::: Dataset extract :::
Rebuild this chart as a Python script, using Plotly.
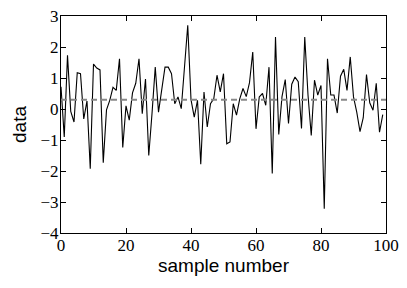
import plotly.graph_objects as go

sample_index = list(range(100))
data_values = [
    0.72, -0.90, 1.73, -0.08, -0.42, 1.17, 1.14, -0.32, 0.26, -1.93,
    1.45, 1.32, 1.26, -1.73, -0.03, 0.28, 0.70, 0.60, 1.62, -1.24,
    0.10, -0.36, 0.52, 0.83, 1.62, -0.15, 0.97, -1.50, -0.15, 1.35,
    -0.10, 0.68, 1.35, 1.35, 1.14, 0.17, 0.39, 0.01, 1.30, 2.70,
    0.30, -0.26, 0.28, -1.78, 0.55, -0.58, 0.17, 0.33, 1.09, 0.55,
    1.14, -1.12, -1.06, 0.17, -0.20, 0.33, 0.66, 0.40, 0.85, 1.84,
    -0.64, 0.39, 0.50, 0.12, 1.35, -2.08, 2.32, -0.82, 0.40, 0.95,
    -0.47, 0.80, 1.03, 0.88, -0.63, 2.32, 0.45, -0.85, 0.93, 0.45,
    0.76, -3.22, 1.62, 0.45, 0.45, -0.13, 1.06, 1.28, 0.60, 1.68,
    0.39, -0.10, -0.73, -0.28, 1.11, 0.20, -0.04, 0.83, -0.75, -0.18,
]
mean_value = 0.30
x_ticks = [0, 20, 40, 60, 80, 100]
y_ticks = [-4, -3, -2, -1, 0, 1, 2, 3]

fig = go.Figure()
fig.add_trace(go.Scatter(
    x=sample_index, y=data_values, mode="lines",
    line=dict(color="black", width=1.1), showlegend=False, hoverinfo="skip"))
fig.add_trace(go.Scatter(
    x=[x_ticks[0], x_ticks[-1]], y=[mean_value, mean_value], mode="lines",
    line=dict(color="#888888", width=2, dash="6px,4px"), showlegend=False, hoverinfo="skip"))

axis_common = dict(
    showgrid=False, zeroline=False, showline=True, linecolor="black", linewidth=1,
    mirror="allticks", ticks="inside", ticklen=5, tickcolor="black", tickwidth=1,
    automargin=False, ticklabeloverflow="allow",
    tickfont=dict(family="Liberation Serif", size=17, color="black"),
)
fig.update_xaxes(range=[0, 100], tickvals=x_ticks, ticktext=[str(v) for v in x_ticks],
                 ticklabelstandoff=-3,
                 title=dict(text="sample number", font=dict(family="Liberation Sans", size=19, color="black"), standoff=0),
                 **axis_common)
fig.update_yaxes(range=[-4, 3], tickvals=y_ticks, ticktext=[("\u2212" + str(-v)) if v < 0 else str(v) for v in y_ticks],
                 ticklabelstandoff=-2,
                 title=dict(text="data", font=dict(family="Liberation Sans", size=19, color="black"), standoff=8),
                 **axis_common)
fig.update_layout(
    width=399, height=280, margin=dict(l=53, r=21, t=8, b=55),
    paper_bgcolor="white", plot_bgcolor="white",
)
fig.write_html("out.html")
:::
__To be done__:
Please quote the lines of the material, beginning with the first and ending with the one that contains "import plotly.graph_objects as go", exactly as written and without any pictures.

__Full answer__:
Rebuild this chart as a Python script, using Plotly.
import plotly.graph_objects as go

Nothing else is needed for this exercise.